West India Quay

Entre le ciel et le fleuve, tout bascule

December 16, 2016
microrécit

Dans le port du West India Quay, des barges longues et rouillées tanguent doucement. L’eau de la Tamise érode la couleur de leurs coques. Elles ont près de 100 ans, mais le pont, lui, est tout neuf.

Il paraît qu’il est mobile, qu’il monte et qu’il descend pour laisser passer les barges de temps en temps. Elles ne voyagent pas beaucoup, ces longues barges. Elles reposent à l’ombre d’immeubles immenses sur lesquels brillent des lettres : JP Morgan, Thompson-Reuiters. Sur les barges aussi, des mots. Le nom des bateaux. Dana. Spes Secunda. Elles baignent au niveau de l’eau du fleuve, et les tours grattent le ciel. Entre les deux, tout bascule.

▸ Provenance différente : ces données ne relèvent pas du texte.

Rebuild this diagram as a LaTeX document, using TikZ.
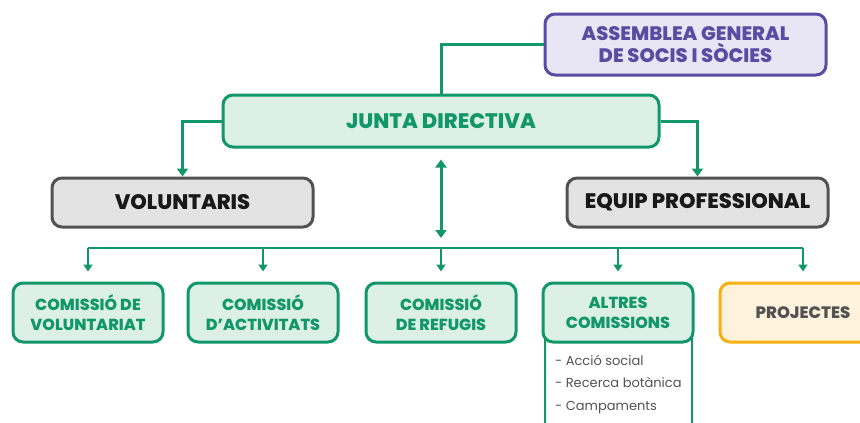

Déjà, on vidait les embarcations de charbon, de sucre, de rhum pour les emmagasiner dans un édifice de pierre. La main d’œuvre du West India Quay charriait les cargaisons de l’eau à la terre, et vice-versa. Ce charbon qu’ils ont porté a alimenté le feu qui a calciné l’économie locale sur laquelle s’érigeraient les hautes tours. Là-haut, les hommes ne produisent rien, ils ne font qu’échanger. Ils amassent de l’argent volatile d’un bout à l’autre de la planète.

La richesse, elle est partout, mais pas sur le quai où il n’y a plus d’ouvriers qui charrient le charbon. Il y a seulement des barges qui ne sortent plus du port à cause d’un pont qui ne lève même pas.